A main concern with Penal Substitution is that, in it, Jesus is demoted: he’s no longer a gift from God, but a solution to the problem of sin – and it becomes more problematic when we understand that it is not our problem, but God’s! He is the one who cannot forgive without the death of an innocent, we do this all the time. He is the one who needs Jesus to step in and solve the problem if he is to forgive humanity. Without Jesus, the Father can’t be merciful. And so the Father runs the Son through the sacrificial machinery of the cross, discharges divine wrath, and finally has all conditions to mercy met. Basically, Penal Substitution makes Jesus God’s duct tape.
Thankfully, Penal Substitution is not the only game in town and has never been the historical view of how the cross works in God’s redemption. Just because it has been force-fed by reformed theology as the gospel itself it doesn’t mean we have to swallow it. Penal Substitution is a later development in theology which has its roots in Anselm and reaches a full theological workout in Calvin. The early church knew nothing of Jesus taking on the Father’s wrath on our behalf and did not see sacrifice (much less human sacrifice!) as a requirement to forgiveness. There’s a lot about recapitulation, identification, and reconciliation through the incarnation, life, death, and resurrection of Jesus (Irenaeus), but no appeasing before forgiving. The Church Fathers all agreed on this and talked about evil, sin, satan, and death having been defeated by the cross, but no wrath or blood sacrifices were needed (even protestants recognize that, check it out).
That is where I stand historically. Now how do I deal with the bible and its demands of blood and sacrifice? Well, first of all we must recognize that in the bible there’s a clear movement away from sacrifice: in Abraham, human sacrifice ceased. In the prophets, animal sacrificed was denounced. In Jesus, sacrifice came to an end altogether – and not because it was eternally efficacious, but because it was demonstrably inadequate to deal with sin. Blood doesn’t take away sin (Hebrews), forgiveness does. Forgiveness is a gift from God’s grace alone (Paul). God forgives whomever and however he wants (Romans). God never needed anything outside of himself to forgive us, and who am I to argue with God if he decides to work like that (Romans)?

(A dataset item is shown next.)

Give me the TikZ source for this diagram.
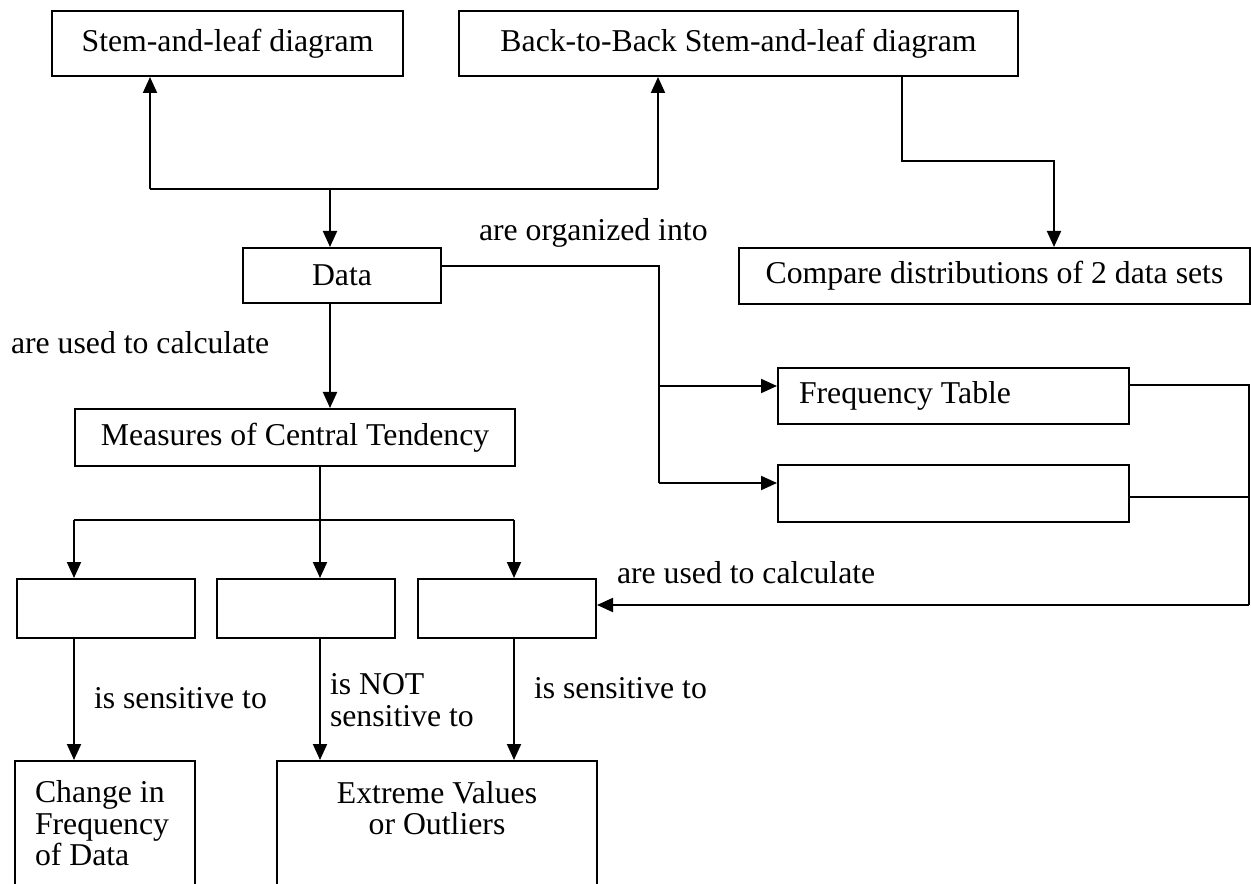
\documentclass[tikz,border=0pt]{standalone}
\usepackage{fontspec}
\setmainfont{Liberation Serif}
\usetikzlibrary{positioning,arrows.meta}

\begin{document}
\begin{tikzpicture}[%
    x=0.4pt,
    y=-0.4pt,
    >={Triangle[length=6.4pt,width=5.6pt]},
    line width=0.8pt,
    font=\fontsize{12.7}{12.6}\selectfont,
    box/.style={%
      draw,
      inner sep=0pt,
      anchor=north west
    },
    lbl/.style={%
      inner sep=0pt,
      anchor=west,
      align=flush left
    }
  ]
    \useasboundingbox (0,0) rectangle (1251,884);

    % boxes
    \node[box, minimum width=140.4pt, minimum height=26pt] (stem) at (51,10) {Stem-and-leaf diagram};
    \node[box, minimum width=223.6pt, minimum height=26pt] (back) at (458,10) {Back-to-Back Stem-and-leaf diagram};
    \node[box, minimum width=79.2pt, minimum height=22pt] (data) at (242,247) {Data};
    \node[box, minimum width=204.4pt, minimum height=22.4pt] (compare) at (738,247) {Compare distributions of 2 data sets};
    \node[box, minimum width=176pt, minimum height=22.8pt] (measures) at (74,408) {Measures of Central Tendency};
    \node[box, minimum height=22.4pt, inner xsep=8.4pt, text width=123.6pt, align=flush left] (freq) at (777,367) {Frequency Table};
    \node[box, minimum width=140.4pt, minimum height=22.8pt] (blank) at (777,464) {};
    \node[box, minimum width=71.2pt, minimum height=23.6pt] (modebox) at (16,578) {};
    \node[box, minimum width=71.2pt, minimum height=23.6pt] (medianbox) at (216,578) {};
    \node[box, minimum width=71.2pt, minimum height=23.6pt] (meanbox) at (417,578) {};
    \node[box, minimum height=50pt, inner xsep=8pt, text width=56pt, align=flush left] (change) at (14,760) {Change in\\Frequency\\of Data};
    \node[box, minimum width=128pt, minimum height=50pt, align=flush center] (extreme) at (276,760) {Extreme Values\\or Outliers\\\mbox{}};

    % bends
    \coordinate (sl) at (150,189);
    \coordinate (sr) at (658,189);
    \coordinate (split) at (330,189);
    \coordinate (bk) at (902,161);
    \coordinate (cmp) at (1054,161);
    \coordinate (org) at (659,266);
    \coordinate (fa) at (659,386);
    \coordinate (ba) at (659,483);
    \coordinate (fo) at (1249,385);
    \coordinate (bo) at (1249,497);
    \coordinate (rt) at (1249,605);
    \coordinate (ml) at (74,520);
    \coordinate (mt) at (320,520);
    \coordinate (mr) at (514,520);

    % connectors
    \draw (sl) -- (sr);
    \draw[->] (sl) -- (sl |- stem.south);
    \draw[->] (sr) -- (sr |- back.south);
    \draw[->] (split) -- (split |- data.north);
    \draw[->] (bk |- back.south) -- (bk) -- (cmp) -- (cmp |- compare.north);
    \draw (org -| data.east) -- (org) -- (ba);
    \draw[->] (fa) -- (fa -| freq.west);
    \draw[->] (ba) -- (ba -| blank.west);
    \draw (fo -| freq.east) -- (fo) -- (rt);
    \draw (bo -| blank.east) -- (bo);
    \draw[->] (rt) -- (rt -| meanbox.east);
    \draw[->] (split |- data.south) -- (split |- measures.north);
    \draw (mt |- measures.south) -- (mt);
    \draw (ml) -- (mr);
    \draw[->] (ml) -- (ml |- modebox.north);
    \draw[->] (mt) -- (mt |- medianbox.north);
    \draw[->] (mr) -- (mr |- meanbox.north);
    \draw[->] (ml |- modebox.south) -- (ml |- change.north);
    \draw[->] (mt |- medianbox.south) -- (mt |- extreme.north);
    \draw[->] (mr |- meanbox.south) -- (mr |- extreme.north);

    % labels
    \node[lbl] (orglbl) at (478,233) {are organized into};
    \node[lbl] (calcl) at (10,343) {are used to calculate};
    \node[lbl] (calcr) at (616,573) {are used to calculate};
    \node[lbl] (sensl) at (93,698) {is sensitive to};
    \node[lbl] (notsens) at (329,700) {is NOT\\sensitive to};
    \node[lbl] (sensr) at (533,688) {is sensitive to};
  \end{tikzpicture}
\end{document}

Psalm 22 and Isaiah 53 (the stronghold of Penal Substitution) are not about substitutionary atonement at all, one is about a mob killing and the other about perpetrators realizing they scapegoated an innocent man as God points to the innocent victim to expose their violence. These are passages that have to do first and foremost with the way the nation of Israel felt collectively.
Jesus’ sacrifice on the cross was not for God, it was for us. It doesn’t change God, it changes us. It was not God’s requirement, it was ours. It didn’t meet divine requirements, it met human ones. Jesus is the lamb of God, not for God. Humanity sacrificed the lamb God provided, and not the one whose death God needed in order to do what even the worst of us can do: forgive without demands. We were the ones who needed to see and hear the cry of innocent blood.
Sacrificial cerimonies to suck up to the divine were around way before Judaism, so it is not surprising that ancient Jews would think their god would require them too (specially after having lived under so many empires that practiced religiously). We created religions that required a lot of blood for there to be reconciliation, and God gave us just the right amount of it to disgust us into understanding he doesn’t need it at all.
Jesus fulfilled the law and its demands of blood, violence and death. The law, after being fulfilled, serves only to point to the one who fulfilled it (or should I say overcame it?). But that doesn’t mean it was perfect or God-given. It just means it was there, it was part of Jesus’ religion and, like many other laws and religions, required blood.
So to sum up …
Jesus is not our substitute, he’s our liberating price. What did he liberate us from? Death. He killed death by dying. As Louis Marcos put it, he didn’t go in and out of death, he went through it. Jesus’ death liberates us from death and sin by destroying one and forgiving the other. It seems that the biblical language is not saying that Jesus takes our place in the sense of substitution, as if he stepped in and we stepped down, but of taking our place as in walking in our shoes, becoming like us, suffering and dying like us (again, Irenaeus) so that we might resurrect like him.
Jesus’ sacrifice is not God replacing the bait in the mouse trap, it is God getting onto the mouse trap, letting it snap, and breaking it apart. God never needed a bloody sacrifice, but he used it to shame our religions and do away with them forever.